Free eye-rolls for all of the atheists in the room. I see you there, at the back, sinning.

And who can blame them, really, for every time the subject of religion turns up in movies, rarely does it come up without some connotation of fear. Here, even piety is portrayed as not being very good for you. Still, we all love a good spooky jump or two. Why not blame the almighty for it?

Debut writer/director Rose Glass provocatively teases her audience with this uncomfortable and somewhat long-winded gaze into loneliness, dressed up as unhealthy devotion/obsession (delete as applicable)

The titular nurse Maud (Morfydd Clark) comes to privately care for ex-dancer Amanda (Jennifer Ehle) in her home. By this time, Maud is already of a mind that God can hear her, speaks to her and that she is dutifully doing God's work every day, caring for the sick and wherever possible, saving souls.

Both god-loving and god-fearing make for quite the well-intentioned zealot when given the opportunity and Maud is nothing if not devout in this regard.

"Never waste your pain."

Categorisation is a little tricky here, as you might imagine this is most comfortably placed in the horror genre, in the same Under The Skin shadowy creepiness that enveloped the whole feel of the project. Yet, just like that effort, the actual scares here are rare, considered and often more easy to digest in their real-world occurrences.

An unsettling score doesn't exactly fill the viewer with any kind of ease either, giving every scene an inevitable onset of worry and anxiety. This works to great effect as the visuals are often perambulatory, punctuated with sporadic scenes of jolting alarm.
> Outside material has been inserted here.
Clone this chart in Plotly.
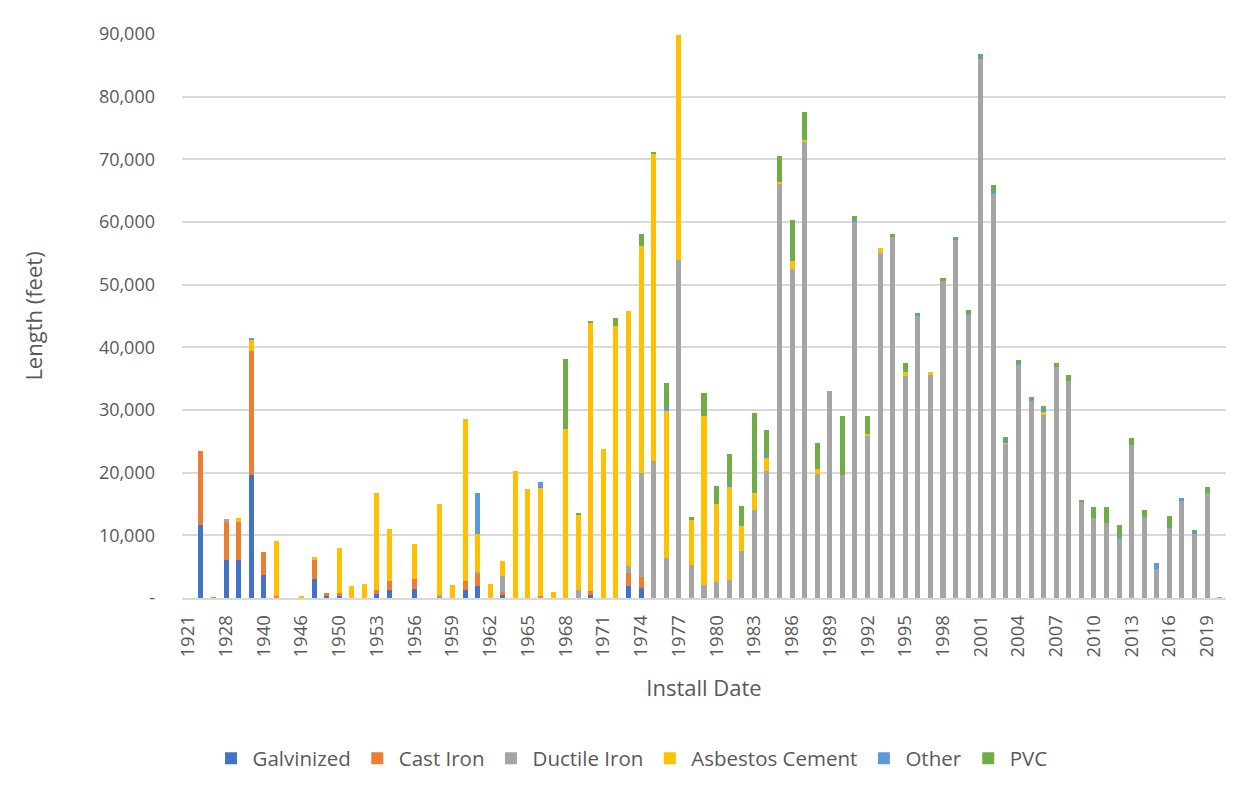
import plotly.graph_objects as go

# Install years (category axis; early years are sparse)
years = [
    "1921", "1924", "1926", "1928", "1930", "1936", "1940", "1941", "1945", "1946",
    "1947", "1948", "1950", "1951", "1952", "1953", "1954", "1955", "1956", "1957",
    "1958", "1959", "1960", "1961", "1962", "1963", "1964", "1965", "1966", "1967",
    "1968", "1969", "1970", "1971", "1972", "1973", "1974", "1975", "1976", "1977",
    "1978", "1979", "1980", "1981", "1982", "1983", "1984", "1985", "1986", "1987",
    "1988", "1989", "1990", "1991", "1992", "1993", "1994", "1995", "1996", "1997",
    "1998", "1999", "2000", "2001", "2002", "2003", "2004", "2005", "2006", "2007",
    "2008", "2009", "2010", "2011", "2012", "2013", "2014", "2015", "2016", "2017",
    "2018", "2019", "2020",
]

# Pipe length installed per year, feet
galvinized = [
    0, 11700, 0, 6000, 6100, 19700, 3600, 0, 0, 0,
    3100, 300, 350, 0, 0, 600, 1300, 0, 1500, 0,
    0, 0, 1300, 1900, 0, 500, 0, 0, 0, 0,
    0, 0, 500, 0, 0, 1900, 1650, 0, 0, 0,
    0, 0, 0, 0, 0, 0, 0, 0, 0, 0,
    0, 0, 0, 0, 0, 0, 0, 0, 0, 0,
    0, 0, 0, 0, 0, 0, 0, 0, 0, 0,
    0, 0, 0, 0, 0, 0, 0, 0, 0, 0,
    0, 0, 0,
]
cast_iron = [
    0, 11800, 150, 6100, 6100, 19650, 3750, 350, 0, 0,
    3000, 500, 400, 0, 0, 700, 1450, 0, 1600, 0,
    300, 0, 1450, 1900, 0, 500, 0, 0, 300, 0,
    0, 0, 550, 0, 0, 2150, 1750, 0, 0, 0,
    0, 0, 0, 0, 0, 0, 0, 0, 0, 0,
    0, 0, 0, 0, 0, 0, 0, 0, 0, 0,
    0, 0, 0, 0, 0, 0, 0, 0, 0, 0,
    0, 0, 0, 0, 0, 0, 0, 0, 0, 0,
    0, 0, 0,
]
ductile_iron = [
    0, 0, 0, 550, 0, 0, 0, 0, 0, 0,
    0, 0, 0, 0, 0, 0, 0, 0, 0, 0,
    200, 0, 0, 350, 0, 2450, 0, 0, 0, 0,
    0, 1200, 0, 0, 0, 1100, 16600, 21900, 6400, 53900,
    5300, 2000, 2500, 2800, 7550, 14050, 20300, 66000, 52550, 72850,
    19800, 33000, 19650, 60050, 25900, 55000, 57550, 35350, 45050, 35650,
    50700, 57200, 45200, 85950, 64600, 24650, 37300, 31400, 29200, 36850,
    34600, 15400, 12700, 11950, 9400, 24400, 12850, 4600, 11250, 15400,
    10300, 16750, 150,
]
asbestos_cement = [
    0, 0, 0, 0, 600, 1850, 0, 8750, 0, 250,
    400, 0, 7150, 1850, 2200, 15400, 8250, 0, 5550, 0,
    14450, 2100, 25800, 6000, 2200, 2450, 20200, 17400, 17200, 950,
    27000, 12150, 42850, 23750, 43450, 40650, 36100, 49050, 23500, 36000,
    7250, 27000, 12450, 14900, 3950, 2700, 2150, 450, 1150, 300,
    850, 0, 0, 0, 200, 850, 0, 650, 0, 350,
    0, 0, 0, 0, 0, 200, 0, 0, 500, 0,
    0, 0, 0, 0, 0, 0, 0, 0, 0, 0,
    0, 0, 0,
]
other = [
    0, 0, 0, 0, 0, 300, 0, 0, 0, 0,
    0, 0, 0, 0, 0, 0, 0, 0, 0, 0,
    0, 0, 0, 6550, 0, 0, 0, 0, 950, 0,
    0, 0, 0, 0, 0, 0, 0, 0, 600, 0,
    0, 0, 0, 500, 0, 0, 300, 0, 0, 0,
    0, 0, 0, 300, 0, 0, 0, 0, 400, 0,
    0, 450, 300, 450, 300, 300, 250, 400, 400, 0,
    0, 0, 0, 0, 350, 0, 0, 1050, 300, 500,
    300, 0, 0,
]
pvc = [
    0, 0, 0, 0, 0, 0, 0, 0, 0, 0,
    0, 0, 0, 0, 0, 0, 0, 0, 0, 0,
    0, 0, 0, 0, 0, 0, 0, 0, 0, 0,
    11100, 250, 300, 0, 1200, 0, 2000, 100, 3850, 0,
    300, 3700, 2900, 4800, 3250, 12700, 4100, 4100, 6650, 4450,
    4150, 0, 9350, 600, 2900, 0, 600, 1550, 0, 0,
    300, 0, 400, 400, 1050, 500, 500, 350, 600, 600,
    950, 200, 1800, 2600, 1850, 1100, 1200, 0, 1600, 0,
    150, 900, 0,
]

series = [
    ("Galvinized", galvinized, "#4472C4"),
    ("Cast Iron", cast_iron, "#ED7D31"),
    ("Ductile Iron", ductile_iron, "#A5A5A5"),
    ("Asbestos Cement", asbestos_cement, "#FFC000"),
    ("Other", other, "#5B9BD5"),
    ("PVC", pvc, "#70AD47"),
]

y_ticks = [0, 10000, 20000, 30000, 40000, 50000, 60000, 70000, 80000, 90000]
y_tick_labels = ["-" if v == 0 else f"{v:,}" for v in y_ticks]

font_family = "Open Sans, Noto Sans, sans-serif"
text_gray = "#595959"
grid_gray = "#D9D9D9"

fig = go.Figure()
for name, values, color in series:
    fig.add_trace(go.Bar(
        x=years, y=values, name=name,
        marker=dict(color=color, line=dict(width=0)),
    ))

fig.update_layout(
    barmode="stack",
    bargap=0.6,
    width=1253, height=795,
    paper_bgcolor="white", plot_bgcolor="white",
    margin=dict(l=182, r=27, t=34, b=197),
    font=dict(family=font_family, color=text_gray, size=18),
    showlegend=True,
    legend=dict(
        orientation="h",
        xref="container", yref="container",
        x=0.5036, xanchor="center",
        y=0.046, yanchor="middle",
        font=dict(size=20.5, color=text_gray),
        itemwidth=33,
        traceorder="normal",
    ),
    xaxis=dict(
        type="category",
        categoryorder="array", categoryarray=years,
        tickmode="array", tickvals=years[::3], ticktext=years[::3],
        tickangle=-90,
        tickfont=dict(size=18.5, color=text_gray),
        ticklabelstandoff=8,
        showgrid=False,
        showline=True, linecolor=grid_gray, linewidth=1.6,
        ticks="",
        title=dict(text="Install Date", font=dict(size=22, color=text_gray), standoff=24),
    ),
    yaxis=dict(
        range=[0, 90000],
        tickmode="array", tickvals=y_ticks, ticktext=y_tick_labels,
        tickfont=dict(size=18, color=text_gray),
        ticklabelstandoff=26,
        showgrid=True, gridcolor=grid_gray, gridwidth=1.6,
        zeroline=False,
        ticks="",
        title=dict(text="Length (feet)", font=dict(size=22, color=text_gray), standoff=50),
    ),
)

fig.write_html("out.html")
Clarks' portrayal of Maud is fascinating to watch as she becomes more and more unhinged as her belief becomes more profound. A final scene that shouldn't really come as much of a surprise has been hailed as one of the films' iconic moments, but I would wager that this isn't nearly as concerning as what brought us to this point to begin with.

It's criminally short and leaves the viewer with more questions than they started with. We can guess that Glass' point was not to preach, an important point when trying to appear impartial. I'll let you read into it what you wish, but suffice to say there is no shortage of nuance and meaning to be found.